INFORMATION SHOWN>
- - - - -

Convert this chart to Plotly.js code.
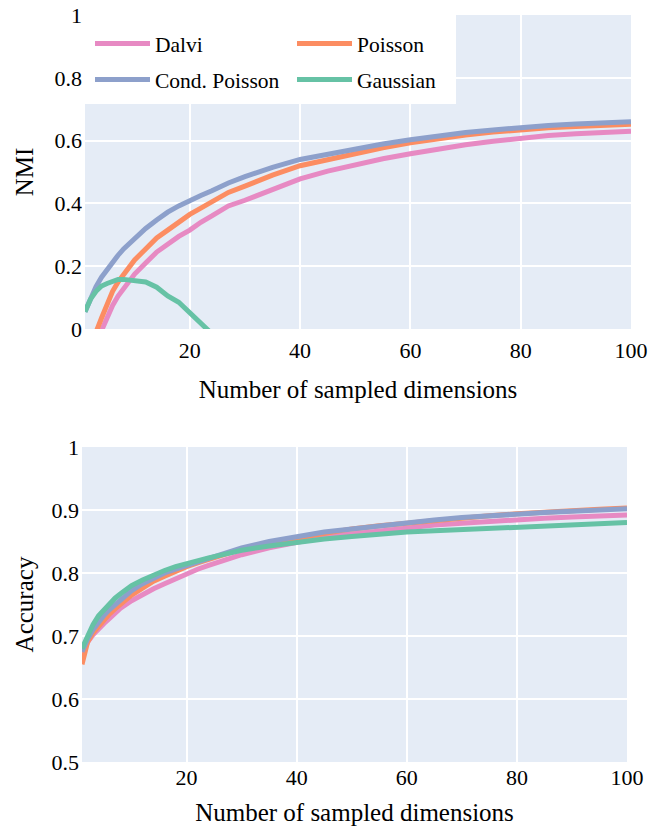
<!DOCTYPE html>
<html>
<head>
<meta charset="utf-8">
<script src="https://cdn.plot.ly/plotly-3.0.1.min.js"></script>
<style>html,body{margin:0;padding:0;background:#fff}#chart{width:661px;height:834px}</style>
</head>
<body>
<div id="chart"></div>
<script>
const dims = [1,2,3,4,5,6,7,8,10,12,14,16,18,20,22,24,27,30,35,40,45,50,55,60,65,70,75,80,85,90,95,100];

const seriesNames = ["Dalvi", "Poisson", "Cond. Poisson", "Gaussian"];
const seriesColors = ["#e78ac3", "#fc8d62", "#8da0cb", "#66c2a5"];
const legendRow = ["legend", "legend", "legend2", "legend2"];

// NMI (top panel)
const nmiDalvi = [-0.15,-0.1,-0.05,-0.005,0.035,0.075,0.105,0.13,0.175,0.21,0.245,0.27,0.295,0.315,0.34,0.36,0.392,0.41,0.445,0.478,0.503,0.523,0.542,0.558,0.573,0.587,0.598,0.608,0.616,0.622,0.627,0.63];
const nmiPoisson = [-0.12,-0.06,-0.01,0.035,0.08,0.12,0.15,0.175,0.22,0.255,0.29,0.315,0.34,0.365,0.385,0.405,0.435,0.455,0.49,0.52,0.54,0.56,0.577,0.593,0.606,0.618,0.627,0.635,0.641,0.645,0.649,0.652];
const nmiCondPoisson = [0.055,0.1,0.135,0.165,0.19,0.215,0.235,0.255,0.29,0.32,0.347,0.372,0.392,0.41,0.425,0.44,0.465,0.485,0.515,0.54,0.557,0.573,0.589,0.603,0.615,0.626,0.634,0.642,0.648,0.653,0.657,0.66];
const nmiGaussian = [0.055,0.095,0.12,0.137,0.145,0.152,0.158,0.158,0.155,0.15,0.133,0.105,0.085,0.05,0.02,-0.015,-0.06,-0.1,null,null,null,null,null,null,null,null,null,null,null,null,null,null];

// Accuracy (bottom panel)
const accDalvi = [0.672,0.69,0.702,0.712,0.72,0.728,0.737,0.744,0.756,0.766,0.775,0.783,0.791,0.799,0.806,0.812,0.821,0.829,0.84,0.849,0.857,0.862,0.867,0.872,0.876,0.879,0.882,0.884,0.887,0.889,0.891,0.892];
const accPoisson = [0.655,0.69,0.705,0.716,0.726,0.735,0.743,0.75,0.765,0.776,0.787,0.795,0.803,0.81,0.816,0.822,0.83,0.838,0.848,0.856,0.864,0.87,0.875,0.879,0.884,0.888,0.891,0.894,0.897,0.899,0.901,0.903];
const accCondPoisson = [0.675,0.695,0.71,0.722,0.733,0.742,0.75,0.757,0.772,0.783,0.792,0.8,0.806,0.812,0.818,0.824,0.832,0.84,0.85,0.858,0.865,0.87,0.875,0.879,0.884,0.888,0.891,0.893,0.896,0.898,0.9,0.902];
const accGaussian = [0.68,0.7,0.718,0.732,0.742,0.752,0.76,0.767,0.78,0.789,0.797,0.804,0.81,0.815,0.82,0.824,0.83,0.836,0.843,0.849,0.854,0.858,0.862,0.865,0.867,0.869,0.871,0.873,0.875,0.877,0.878,0.88];

const xTickVals = [20,40,60,80,100];
const nmiTickVals = [0,0.2,0.4,0.6,0.8,1];
const nmiTickText = ["0","0.2","0.4","0.6","0.8","1"];
const accTickVals = [0.5,0.6,0.7,0.8,0.9,1];
const accTickText = ["0.5","0.6","0.7","0.8","0.9","1"];

const nmiData = [nmiDalvi, nmiPoisson, nmiCondPoisson, nmiGaussian];
const accData = [accDalvi, accPoisson, accCondPoisson, accGaussian];

const traces = [];
seriesNames.forEach((n, i) => {
  traces.push({x: dims, y: nmiData[i], name: n, type: 'scatter', mode: 'lines',
    line: {color: seriesColors[i], width: 5}, xaxis: 'x', yaxis: 'y', legendgroup: n, legend: legendRow[i]});
});
seriesNames.forEach((n, i) => {
  traces.push({x: dims, y: accData[i], name: n, type: 'scatter', mode: 'lines',
    line: {color: seriesColors[i], width: 5}, xaxis: 'x2', yaxis: 'y2', legendgroup: n, showlegend: false});
});

const W = 661, H = 834;
const fam = 'Liberation Serif, Times New Roman, serif';
const font = {family: fam, color: '#000'};
const axBase = {showline: false, zeroline: false, gridcolor: '#fff', gridwidth: 2, ticks: '', automargin: false,
  tickfont: {family: fam, color: '#000', size: 22}};
const legBase = {xanchor: 'left', yanchor: 'top', orientation: 'h', bgcolor: 'rgba(0,0,0,0)', borderwidth: 0,
  itemwidth: 55, entrywidthmode: 'pixels', entrywidth: 132, font: {family: fam, color: '#000', size: 21.5}, traceorder: 'normal'};

const layout = {
  width: W, height: H,
  margin: {l: 0, r: 0, t: 0, b: 0},
  paper_bgcolor: '#fff', plot_bgcolor: '#E5ECF6',
  font: font,
  showlegend: true,
  legend: Object.assign({}, legBase, {x: 90/W, y: 1 - 23/H}),
  legend2: Object.assign({}, legBase, {x: 90/W, y: 1 - 59/H}),
  shapes: [{type: 'rect', xref: 'paper', yref: 'paper', x0: 85/W, x1: 456/W, y0: 1 - 104/H, y1: 1 - 15/H,
    fillcolor: '#fff', line: {width: 0}, layer: 'above'}],
  xaxis: Object.assign({}, axBase, {domain: [85/W, 631/W], range: [1, 100], tickvals: xTickVals, ticklabelstandoff: 6,
    anchor: 'y', title: {text: 'Number of sampled dimensions', font: {family: fam, color: '#000', size: 25}, standoff: 18}}),
  yaxis: Object.assign({}, axBase, {domain: [1 - 329/H, 1 - 15/H], range: [0, 1], tickvals: nmiTickVals, ticktext: nmiTickText, ticklabelstandoff: 2,
    anchor: 'x', title: {text: 'NMI', font: {family: fam, color: '#000', size: 25}, standoff: 13}}),
  xaxis2: Object.assign({}, axBase, {domain: [82/W, 627/W], range: [1, 100], tickvals: xTickVals,
    anchor: 'y2', title: {text: 'Number of sampled dimensions', font: {family: fam, color: '#000', size: 25}, standoff: 14}}),
  yaxis2: Object.assign({}, axBase, {domain: [1 - 762/H, 1 - 447/H], range: [0.5, 1], tickvals: accTickVals, ticktext: accTickText, ticklabelstandoff: 2,
    anchor: 'x2', title: {text: 'Accuracy', font: {family: fam, color: '#000', size: 25}, standoff: 10}})
};

Plotly.newPlot('chart', traces, layout, {displayModeBar: false, staticPlot: true});
</script>
</body>
</html>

- - - - -

GOAL>
Transcribe the full listing above exactly, with the images removed.

WRITTEN ANSWER>
Convert this chart to Plotly.js code.
<!DOCTYPE html>
<html>
<head>
<meta charset="utf-8">
<script src="https://cdn.plot.ly/plotly-3.0.1.min.js"></script>
<style>html,body{margin:0;padding:0;background:#fff}#chart{width:661px;height:834px}</style>
</head>
<body>
<div id="chart"></div>
<script>
const dims = [1,2,3,4,5,6,7,8,10,12,14,16,18,20,22,24,27,30,35,40,45,50,55,60,65,70,75,80,85,90,95,100];

const seriesNames = ["Dalvi", "Poisson", "Cond. Poisson", "Gaussian"];
const seriesColors = ["#e78ac3", "#fc8d62", "#8da0cb", "#66c2a5"];
const legendRow = ["legend", "legend", "legend2", "legend2"];

// NMI (top panel)
const nmiDalvi = [-0.15,-0.1,-0.05,-0.005,0.035,0.075,0.105,0.13,0.175,0.21,0.245,0.27,0.295,0.315,0.34,0.36,0.392,0.41,0.445,0.478,0.503,0.523,0.542,0.558,0.573,0.587,0.598,0.608,0.616,0.622,0.627,0.63];
const nmiPoisson = [-0.12,-0.06,-0.01,0.035,0.08,0.12,0.15,0.175,0.22,0.255,0.29,0.315,0.34,0.365,0.385,0.405,0.435,0.455,0.49,0.52,0.54,0.56,0.577,0.593,0.606,0.618,0.627,0.635,0.641,0.645,0.649,0.652];
const nmiCondPoisson = [0.055,0.1,0.135,0.165,0.19,0.215,0.235,0.255,0.29,0.32,0.347,0.372,0.392,0.41,0.425,0.44,0.465,0.485,0.515,0.54,0.557,0.573,0.589,0.603,0.615,0.626,0.634,0.642,0.648,0.653,0.657,0.66];
const nmiGaussian = [0.055,0.095,0.12,0.137,0.145,0.152,0.158,0.158,0.155,0.15,0.133,0.105,0.085,0.05,0.02,-0.015,-0.06,-0.1,null,null,null,null,null,null,null,null,null,null,null,null,null,null];

// Accuracy (bottom panel)
const accDalvi = [0.672,0.69,0.702,0.712,0.72,0.728,0.737,0.744,0.756,0.766,0.775,0.783,0.791,0.799,0.806,0.812,0.821,0.829,0.84,0.849,0.857,0.862,0.867,0.872,0.876,0.879,0.882,0.884,0.887,0.889,0.891,0.892];
const accPoisson = [0.655,0.69,0.705,0.716,0.726,0.735,0.743,0.75,0.765,0.776,0.787,0.795,0.803,0.81,0.816,0.822,0.83,0.838,0.848,0.856,0.864,0.87,0.875,0.879,0.884,0.888,0.891,0.894,0.897,0.899,0.901,0.903];
const accCondPoisson = [0.675,0.695,0.71,0.722,0.733,0.742,0.75,0.757,0.772,0.783,0.792,0.8,0.806,0.812,0.818,0.824,0.832,0.84,0.85,0.858,0.865,0.87,0.875,0.879,0.884,0.888,0.891,0.893,0.896,0.898,0.9,0.902];
const accGaussian = [0.68,0.7,0.718,0.732,0.742,0.752,0.76,0.767,0.78,0.789,0.797,0.804,0.81,0.815,0.82,0.824,0.83,0.836,0.843,0.849,0.854,0.858,0.862,0.865,0.867,0.869,0.871,0.873,0.875,0.877,0.878,0.88];

const xTickVals = [20,40,60,80,100];
const nmiTickVals = [0,0.2,0.4,0.6,0.8,1];
const nmiTickText = ["0","0.2","0.4","0.6","0.8","1"];
const accTickVals = [0.5,0.6,0.7,0.8,0.9,1];
const accTickText = ["0.5","0.6","0.7","0.8","0.9","1"];

const nmiData = [nmiDalvi, nmiPoisson, nmiCondPoisson, nmiGaussian];
const accData = [accDalvi, accPoisson, accCondPoisson, accGaussian];

const traces = [];
seriesNames.forEach((n, i) => {
  traces.push({x: dims, y: nmiData[i], name: n, type: 'scatter', mode: 'lines',
    line: {color: seriesColors[i], width: 5}, xaxis: 'x', yaxis: 'y', legendgroup: n, legend: legendRow[i]});
});
seriesNames.forEach((n, i) => {
  traces.push({x: dims, y: accData[i], name: n, type: 'scatter', mode: 'lines',
    line: {color: seriesColors[i], width: 5}, xaxis: 'x2', yaxis: 'y2', legendgroup: n, showlegend: false});
});

const W = 661, H = 834;
const fam = 'Liberation Serif, Times New Roman, serif';
const font = {family: fam, color: '#000'};
const axBase = {showline: false, zeroline: false, gridcolor: '#fff', gridwidth: 2, ticks: '', automargin: false,
  tickfont: {family: fam, color: '#000', size: 22}};
const legBase = {xanchor: 'left', yanchor: 'top', orientation: 'h', bgcolor: 'rgba(0,0,0,0)', borderwidth: 0,
  itemwidth: 55, entrywidthmode: 'pixels', entrywidth: 132, font: {family: fam, color: '#000', size: 21.5}, traceorder: 'normal'};

const layout = {
  width: W, height: H,
  margin: {l: 0, r: 0, t: 0, b: 0},
  paper_bgcolor: '#fff', plot_bgcolor: '#E5ECF6',
  font: font,
  showlegend: true,
  legend: Object.assign({}, legBase, {x: 90/W, y: 1 - 23/H}),
  legend2: Object.assign({}, legBase, {x: 90/W, y: 1 - 59/H}),
  shapes: [{type: 'rect', xref: 'paper', yref: 'paper', x0: 85/W, x1: 456/W, y0: 1 - 104/H, y1: 1 - 15/H,
    fillcolor: '#fff', line: {width: 0}, layer: 'above'}],
  xaxis: Object.assign({}, axBase, {domain: [85/W, 631/W], range: [1, 100], tickvals: xTickVals, ticklabelstandoff: 6,
    anchor: 'y', title: {text: 'Number of sampled dimensions', font: {family: fam, color: '#000', size: 25}, standoff: 18}}),
  yaxis: Object.assign({}, axBase, {domain: [1 - 329/H, 1 - 15/H], range: [0, 1], tickvals: nmiTickVals, ticktext: nmiTickText, ticklabelstandoff: 2,
    anchor: 'x', title: {text: 'NMI', font: {family: fam, color: '#000', size: 25}, standoff: 13}}),
  xaxis2: Object.assign({}, axBase, {domain: [82/W, 627/W], range: [1, 100], tickvals: xTickVals,
    anchor: 'y2', title: {text: 'Number of sampled dimensions', font: {family: fam, color: '#000', size: 25}, standoff: 14}}),
  yaxis2: Object.assign({}, axBase, {domain: [1 - 762/H, 1 - 447/H], range: [0.5, 1], tickvals: accTickVals, ticktext: accTickText, ticklabelstandoff: 2,
    anchor: 'x2', title: {text: 'Accuracy', font: {family: fam, color: '#000', size: 25}, standoff: 10}})
};

Plotly.newPlot('chart', traces, layout, {displayModeBar: false, staticPlot: true});
</script>
</body>
</html>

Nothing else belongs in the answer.